* TASK DETAILS
Copy the lines from the start of the records below through the line containing "behaviour, activity\\and effectiveness,\\Norms", both included, and leave out the pictures.

------------------------

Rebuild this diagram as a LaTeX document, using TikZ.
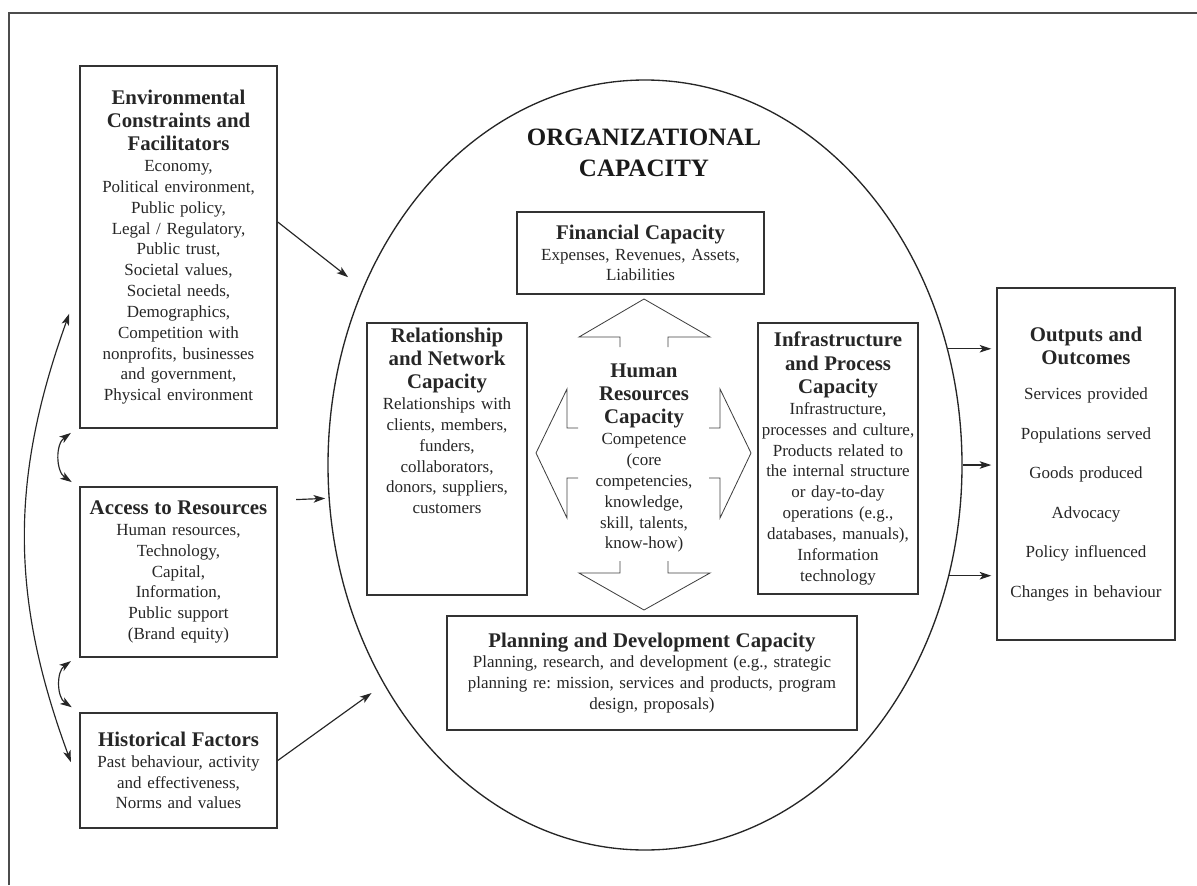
\documentclass[tikz,border=0pt]{standalone}
\usepackage{fontspec}
\setmainfont{Liberation Serif}
\usetikzlibrary{arrows,arrows.meta,shapes.geometric}
\setlength{\parindent}{0pt}
\frenchspacing

\newcommand{\ttl}[1]{{\fontsize{12.5}{14}\selectfont\bfseries #1\par}}

\begin{document}
\begin{tikzpicture}[x=0.6pt, y=-0.6pt,
  box/.style={draw=black!80, line width=0.9pt, align=center, inner sep=2pt,
    font=\fontsize{10.2}{12.5}\selectfont, text=black!85},
  arr/.style={-{Stealth[length=7pt, width=4.6pt, inset=1.8pt]}, line width=0.7pt, black!85},
  dbl/.style={{Stealth[length=7pt, width=4.6pt, inset=1.8pt]}-{Stealth[length=7pt, width=4.6pt, inset=1.8pt]}, line width=0.7pt, black!85},
  hollow/.style={line width=0.5pt, black!75}]

  \useasboundingbox (0,0) rectangle (1197,885);
  \draw[line width=1pt, black!70] (9,885) -- (9,13) -- (1197,13);

  \node[draw=black!85, line width=0.8pt, ellipse, minimum width=380.4pt,
    minimum height=462pt, inner sep=0] (org) at (645,465) {};
  \node[align=center, font=\fontsize{15}{19}\selectfont\bfseries, text=black!90]
    (orgtitle) at (644,153) {ORGANIZATIONAL\\CAPACITY};

  \node[box, text width=114.2pt, minimum height=217.2pt] (env) at (178.5,247)
    {\ttl{Environmental\\Constraints and\\Facilitators}Economy,\\Political environment,\\Public policy,\\Legal / Regulatory,\\Public trust,\\Societal values,\\Societal needs,\\Demographics,\\Competition with\\nonprofits, businesses\\and government,\\Physical environment};
  \node[box, text width=114.2pt, minimum height=102pt] (acc) at (178.5,572)
    {\ttl{Access to Resources}Human resources,\\Technology,\\Capital,\\Information,\\Public support\\(Brand equity)};
  \node[box, text width=114.2pt, minimum height=69pt] (hist) at (178.5,770.5)
    {\ttl{Historical Factors}Past behaviour, activity\\and effectiveness,\\Norms and values};

  \node[box, text width=144.2pt, minimum height=49.2pt] (fin) at (640.5,253)
    {\ttl{Financial Capacity}Expenses, Revenues, Assets,\\Liabilities};
  \node[box, text width=92pt, minimum height=163.2pt] (rel) at (447,459)
    {\ttl{Relationship\\and Network\\Capacity}Relationships with\\clients, members,\\funders,\\collaborators,\\donors, suppliers,\\customers\rule[-46pt]{0pt}{46pt}};
  \node[box, text width=92pt, minimum height=162.6pt] (inf) at (838,458.5)
    {\ttl{Infrastructure\\and Process\\Capacity}Infrastructure,\\processes and culture,\\Products related to\\the internal structure\\or day-to-day\\operations (e.g.,\\databases, manuals),\\Information\\technology};
  \node[box, text width=242pt, minimum height=68.4pt] (plan) at (652,673)
    {\ttl{Planning and Development Capacity}Planning, research, and development (e.g., strategic\\planning re: mission, services and products, program\\design, proposals)};
  \node[box, draw=none, text width=90pt] (hr) at (644,458)
    {\ttl{Human\\Resources\\Capacity}Competence\\(core\\competencies,\\knowledge,\\skill, talents,\\know-how)};

  \node[box, text width=102.8pt, minimum height=211.2pt] (out) at (1086,464)
    {\ttl{Outputs and\\Outcomes}\vspace{8.5pt}Services provided\\[11.2pt]Populations served\\[11.2pt]Goods produced\\[11.2pt]Advocacy\\[11.2pt]Policy influenced\\[11.2pt]Changes in behaviour};

  \draw[hollow] (620,347) -- (620,337) -- (579,337) -- (644,299) -- (710,337) -- (668,337) -- (668,347);
  \draw[hollow] (620,561) -- (620,573) -- (579,573) -- (644,610) -- (710,573) -- (668,573) -- (668,561);
  \draw[hollow] (578,428) -- (567,428) -- (567,389) -- (536,453) -- (567,518) -- (567,478) -- (578,478);
  \draw[hollow] (709,428) -- (720,428) -- (720,389) -- (751,453) -- (720,518) -- (720,478) -- (709,478);

  \draw[arr, shorten >=11pt] ([yshift=15pt]env.east) -- (org.148);
  \draw[arr, shorten >=2pt] ([xshift=11pt,yshift=-8pt]acc.north east) -- (org.186);
  \draw[arr, shorten >=9pt] ([yshift=6pt]hist.east) -- (org.220);

  \draw[arr, shorten >=3pt] (org.21) -- (org.21 -| out.west);
  \draw[arr, shorten >=3pt] (org.0) -- (org.0 -| out.west);
  \draw[arr, shorten >=3pt] (org.-20) -- (org.-20 -| out.west);

  \draw[dbl] ([xshift=-6pt,yshift=-40pt]env.west) to[bend right=20] ([xshift=-5pt,yshift=5pt]hist.west);
  \draw[dbl] ([xshift=-5pt,yshift=-2.5pt]env.south west) to[bend right=55] ([xshift=-4.5pt,yshift=2.5pt]acc.north west);
  \draw[dbl] ([xshift=-5pt,yshift=-2pt]acc.south west) to[bend right=55] ([xshift=-4.5pt,yshift=3pt]hist.north west);

\end{tikzpicture}
\end{document}
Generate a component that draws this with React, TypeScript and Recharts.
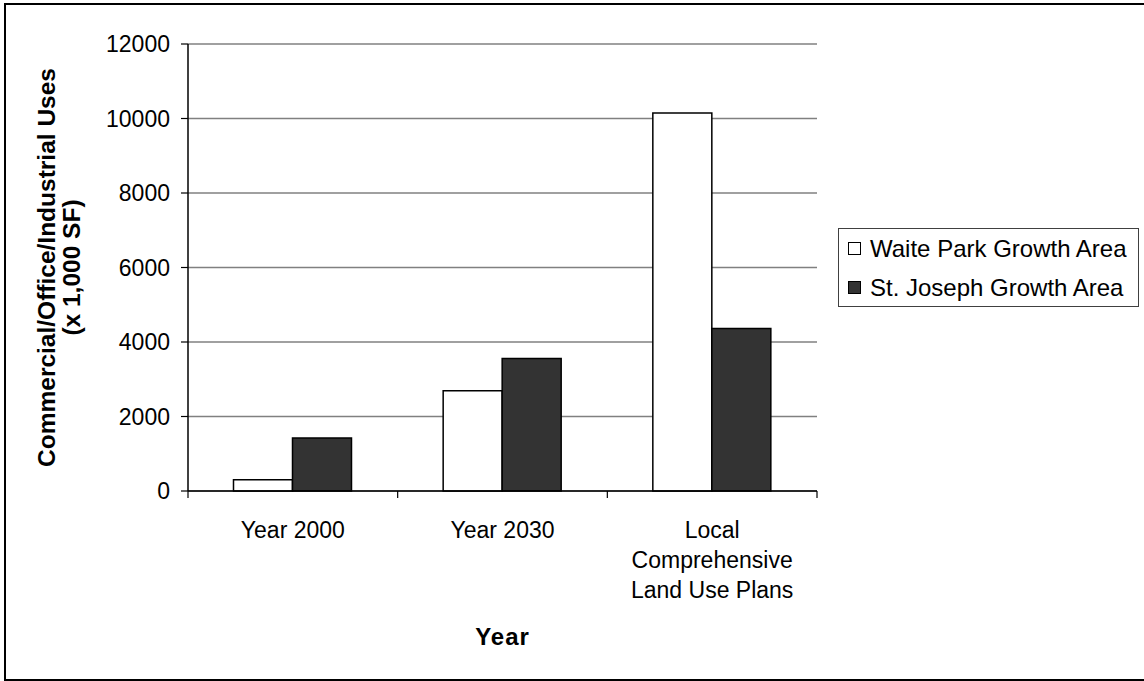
import React from "react";
import {
  BarChart,
  Bar,
  XAxis,
  YAxis,
  CartesianGrid,
  Legend,
} from "recharts";

const categories = ["Year 2000", "Year 2030", "Local\nComprehensive\nLand Use Plans"];
const waitePark = [300, 2690, 10150];
const stJoseph = [1420, 3560, 4360];
const yTicks = [0, 2000, 4000, 6000, 8000, 10000, 12000];
const seriesNames = ["Waite Park Growth Area", "St. Joseph Growth Area"];
const seriesFills = ["#ffffff", "#333333"];

const data = categories.map((c, i) => ({
  name: c,
  waite: waitePark[i],
  stjoseph: stJoseph[i],
}));

const FONT = "'Liberation Sans', Arial, sans-serif";
const W = 1144;
const H = 681;
const M = { top: 44, right: 327, left: 98, bottom: 40 };
const YW = 90;
const XH = 150;
const plotW = W - M.left - M.right - YW;

const XTick = (props: any) => {
  const { x, y, payload, index } = props;
  const half = payload && typeof payload.offset === "number" && payload.offset > 0
    ? payload.offset
    : plotW / categories.length / 2;
  const lines = String(payload.value).split("\n");
  return (
    <g>
      <line x1={x - half} y1={y} x2={x - half} y2={y + 7} stroke="#000" strokeWidth={1.2} />
      {index === categories.length - 1 && (
        <line x1={x + half} y1={y} x2={x + half} y2={y + 7} stroke="#000" strokeWidth={1.2} />
      )}
      <text textAnchor="middle" fontFamily={FONT} fontSize={23} fill="#000">
        {lines.map((l, i) => (
          <tspan key={i} x={x} y={y + 47 + i * 30}>
            {l}
          </tspan>
        ))}
      </text>
    </g>
  );
};

const YTitle = (props: any) => {
  const cy = M.top + (H - M.top - M.bottom - XH) / 2;
  return (
    <g>
      <text
        transform={`translate(55, ${cy}) rotate(-90)`}
        textAnchor="middle"
        fontFamily={FONT}
        fontSize={24.5}
        fontWeight="bold"
        fill="#000"
      >
        Commercial/Office/Industrial Uses
      </text>
      <text
        transform={`translate(80, ${cy}) rotate(-90)`}
        textAnchor="middle"
        fontFamily={FONT}
        fontSize={24.5}
        fontWeight="bold"
        fill="#000"
      >
        (x 1,000 SF)
      </text>
    </g>
  );
};

const XTitle = (props: any) => {
  const cx = M.left + YW + plotW / 2;
  return (
    <text x={cx} y={645} textAnchor="middle" fontFamily={FONT} fontSize={24} fontWeight="bold" letterSpacing={1} fill="#000">
      Year
    </text>
  );
};

const LegendBox = () => (
  <div
    style={{
      width: 299,
      height: 77,
      border: "1px solid #404040",
      background: "#fff",
      fontFamily: FONT,
      fontSize: 24,
      color: "#000",
      boxSizing: "content-box",
    }}
  >
    {seriesNames.map((n, i) => (
      <div
        key={n}
        style={{ display: "flex", alignItems: "center", height: 39, paddingLeft: 9 }}
      >
        <div
          style={{
            width: 11,
            height: 11,
            border: "1px solid #000",
            background: seriesFills[i],
            marginRight: 9,
            flex: "none",
          }}
        />
        <span style={{ whiteSpace: "nowrap", lineHeight: "24px" }}>{n}</span>
      </div>
    ))}
  </div>
);

export default function App() {
  return (
    <div style={{ position: "absolute", left: 0, top: 0, width: W, height: H, overflow: "hidden", background: "#fff" }}>
      <div
        style={{
          position: "absolute",
          left: 4,
          top: 3,
          width: 1200,
          height: 674,
          borderTop: "2px solid #000",
          borderLeft: "2px solid #000",
          borderBottom: "2px solid #000",
        }}
      />
      <div style={{ position: "absolute", left: 0, top: 0 }}>
        <BarChart
          width={W}
          height={H}
          data={data}
          margin={M}
          barCategoryGap="21.7%"
          barGap={0}
        >
          <CartesianGrid horizontal vertical={false} stroke="#808080" strokeWidth={1.5} />
          <XAxis
            dataKey="name"
            height={XH}
            tickLine={false}
            tickSize={0}
            tickMargin={0}
            tick={<XTick />}
            axisLine={{ stroke: "#000", strokeWidth: 1.5 }}
            interval={0}
            label={{ content: <XTitle /> }}
          />
          <XAxis xAxisId="top" orientation="top" dataKey="name" height={0} tick={false} tickLine={false} axisLine={{ stroke: "#000", strokeWidth: 1.5 }} />
          <YAxis
            width={YW}
            domain={[0, 12000]}
            ticks={yTicks}
            interval={0}
            tickSize={7}
            tickMargin={11}
            tick={{ fontFamily: FONT, fontSize: 23, fill: "#000" }}
            tickLine={{ stroke: "#000", strokeWidth: 1.2 }}
            axisLine={{ stroke: "#000", strokeWidth: 1.5 }}
            label={{ content: <YTitle /> }}
          />
          <YAxis yAxisId="right" orientation="right" width={0} tick={false} tickLine={false} axisLine={{ stroke: "#000", strokeWidth: 1.5 }} />
          <Legend
            layout="horizontal"
            verticalAlign="middle"
            align="center"
            content={<LegendBox />}
            wrapperStyle={{ position: "absolute", left: 838, top: 228, width: 301, height: 79, margin: 0 }}
          />
          <Bar dataKey="waite" name={seriesNames[0]} fill={seriesFills[0]} stroke="#000" strokeWidth={1.5} isAnimationActive={false} />
          <Bar dataKey="stjoseph" name={seriesNames[1]} fill={seriesFills[1]} stroke="#000" strokeWidth={1.5} isAnimationActive={false} />
        </BarChart>
      </div>
    </div>
  );
}
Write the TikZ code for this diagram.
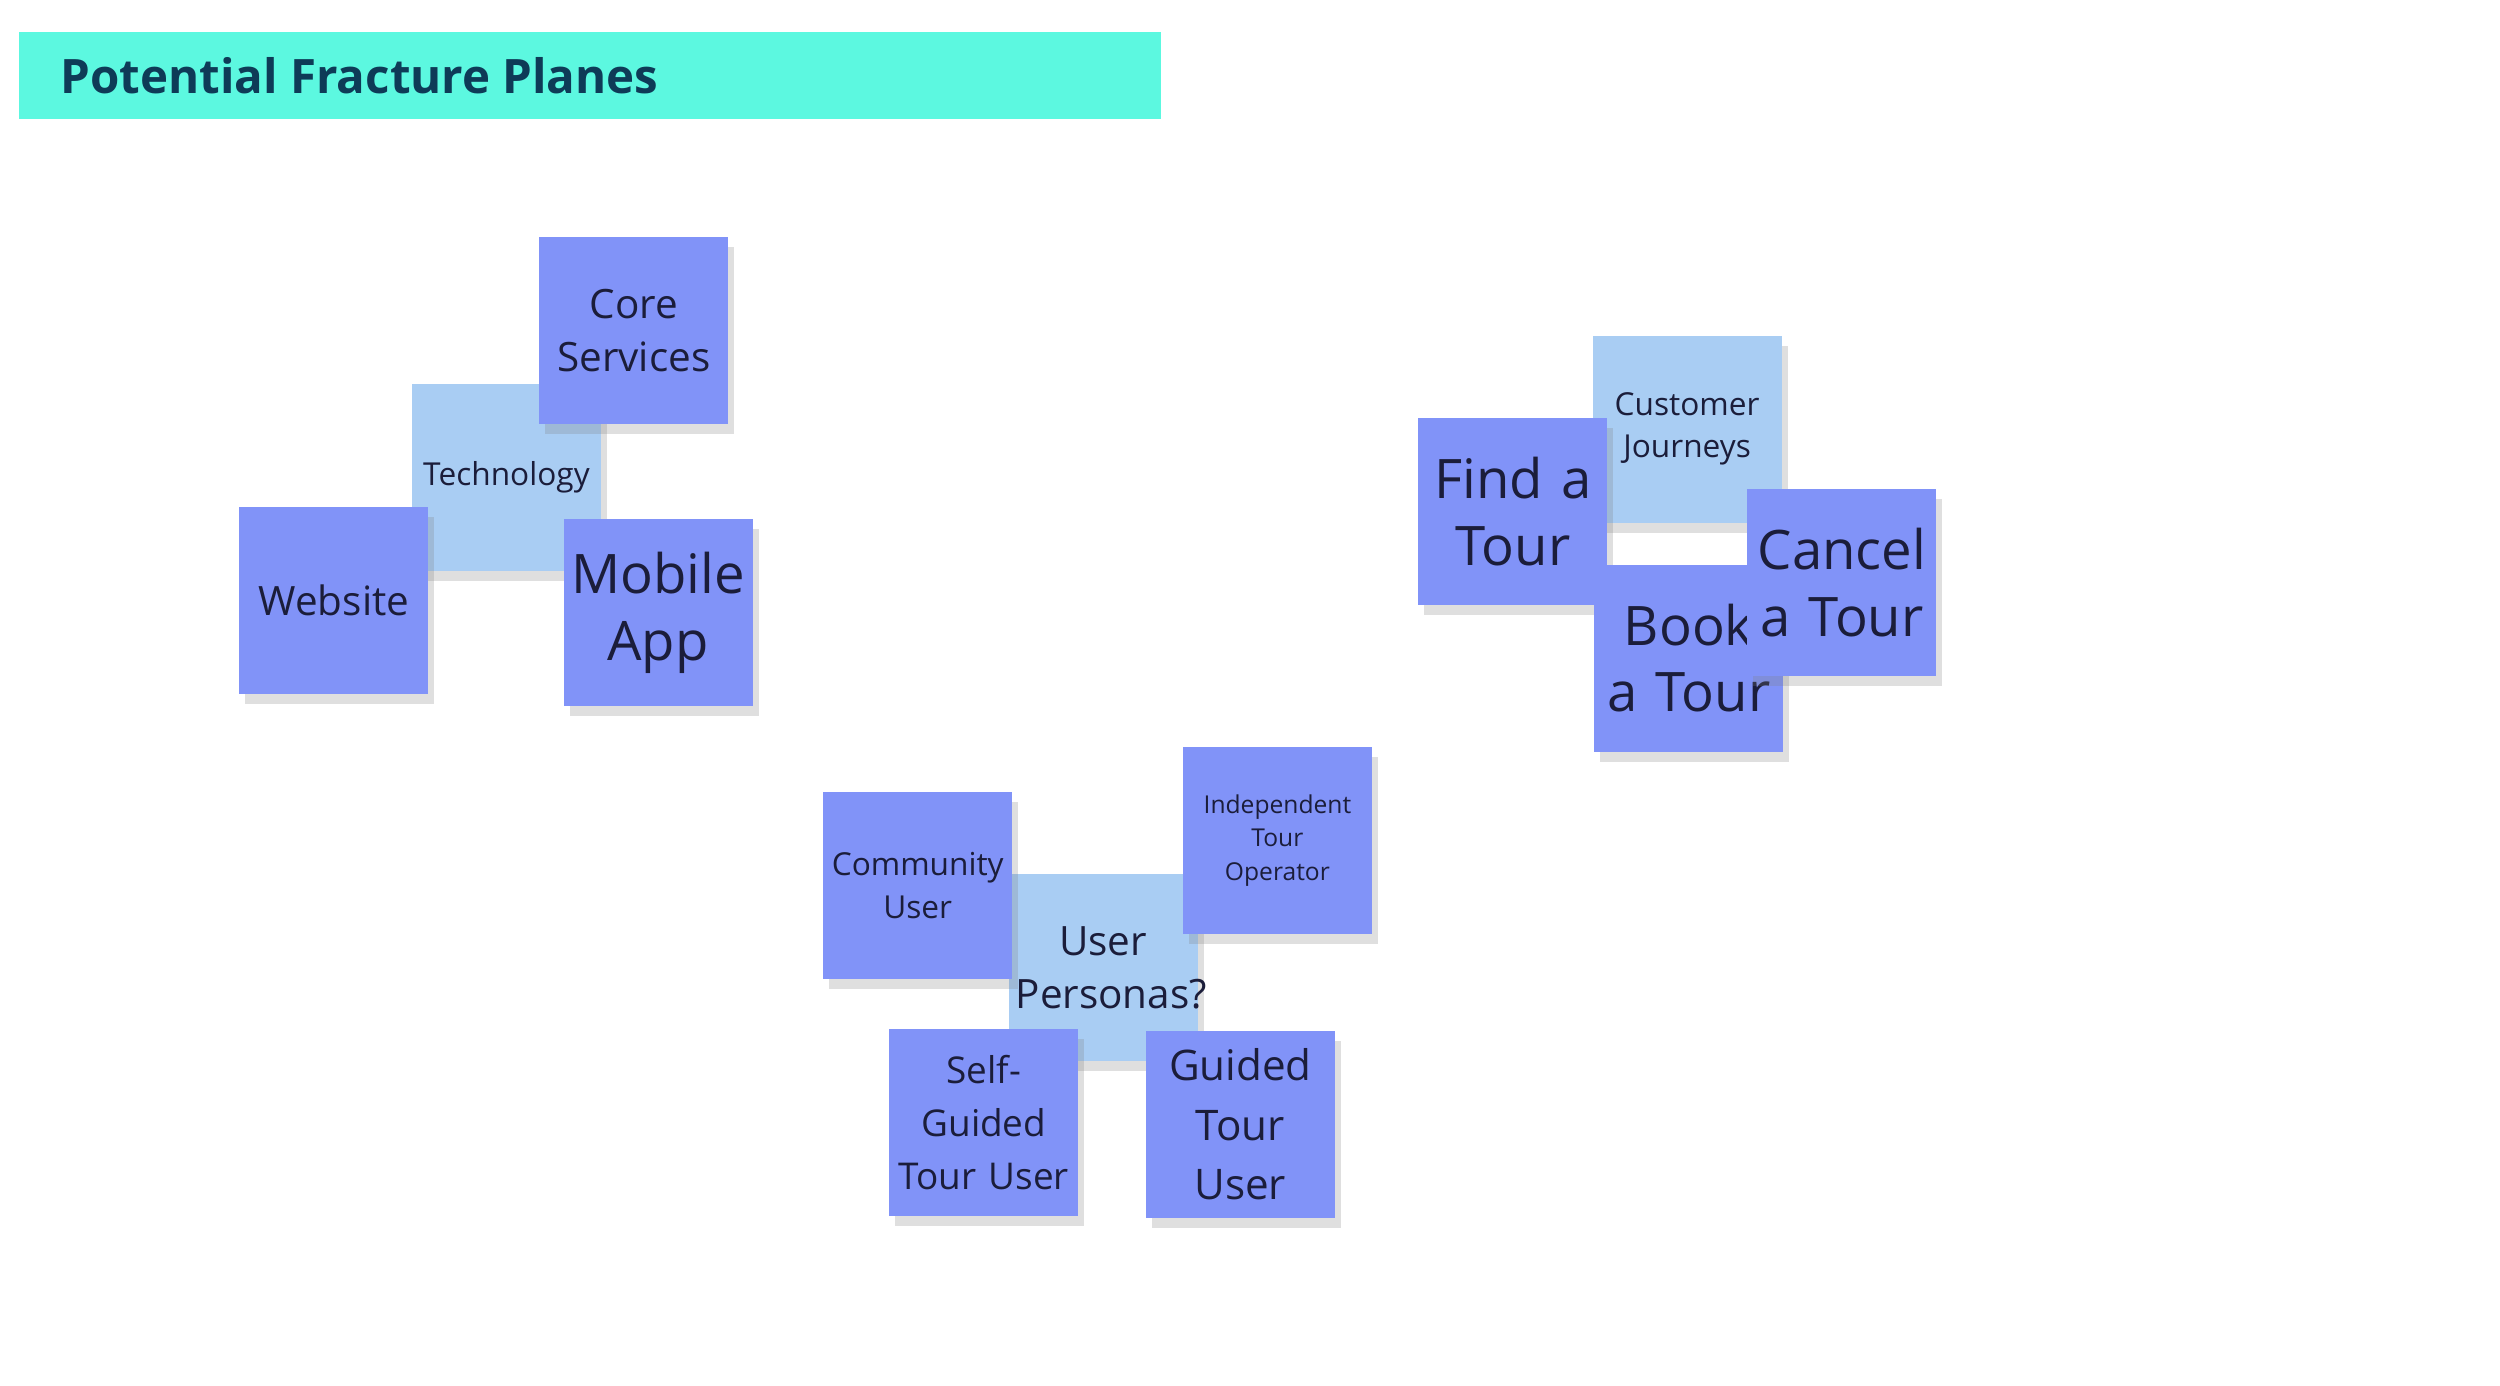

------------------------

* ANSWER IN FULL
Rebuild this diagram as a LaTeX document, using TikZ.
\documentclass[tikz,border=0pt]{standalone}
\usepackage{fontspec}
\setmainfont{Liberation Serif}
\usetikzlibrary{arrows,arrows.meta,shapes.geometric}
\setlength{\parindent}{0pt}
\frenchspacing

\newcommand{\ttl}[1]{{\fontsize{12.5}{14}\selectfont\bfseries #1\par}}

\begin{document}
\begin{tikzpicture}[x=0.6pt, y=-0.6pt,
  box/.style={draw=black!80, line width=0.9pt, align=center, inner sep=2pt,
    font=\fontsize{10.2}{12.5}\selectfont, text=black!85},
  arr/.style={-{Stealth[length=7pt, width=4.6pt, inset=1.8pt]}, line width=0.7pt, black!85},
  dbl/.style={{Stealth[length=7pt, width=4.6pt, inset=1.8pt]}-{Stealth[length=7pt, width=4.6pt, inset=1.8pt]}, line width=0.7pt, black!85},
  hollow/.style={line width=0.5pt, black!75}]

  \useasboundingbox (0,0) rectangle (1197,885);
  \draw[line width=1pt, black!70] (9,885) -- (9,13) -- (1197,13);

  \node[draw=black!85, line width=0.8pt, ellipse, minimum width=380.4pt,
    minimum height=462pt, inner sep=0] (org) at (645,465) {};
  \node[align=center, font=\fontsize{15}{19}\selectfont\bfseries, text=black!90]
    (orgtitle) at (644,153) {ORGANIZATIONAL\\CAPACITY};

  \node[box, text width=114.2pt, minimum height=217.2pt] (env) at (178.5,247)
    {\ttl{Environmental\\Constraints and\\Facilitators}Economy,\\Political environment,\\Public policy,\\Legal / Regulatory,\\Public trust,\\Societal values,\\Societal needs,\\Demographics,\\Competition with\\nonprofits, businesses\\and government,\\Physical environment};
  \node[box, text width=114.2pt, minimum height=102pt] (acc) at (178.5,572)
    {\ttl{Access to Resources}Human resources,\\Technology,\\Capital,\\Information,\\Public support\\(Brand equity)};
  \node[box, text width=114.2pt, minimum height=69pt] (hist) at (178.5,770.5)
    {\ttl{Historical Factors}Past behaviour, activity\\and effectiveness,\\Norms and values};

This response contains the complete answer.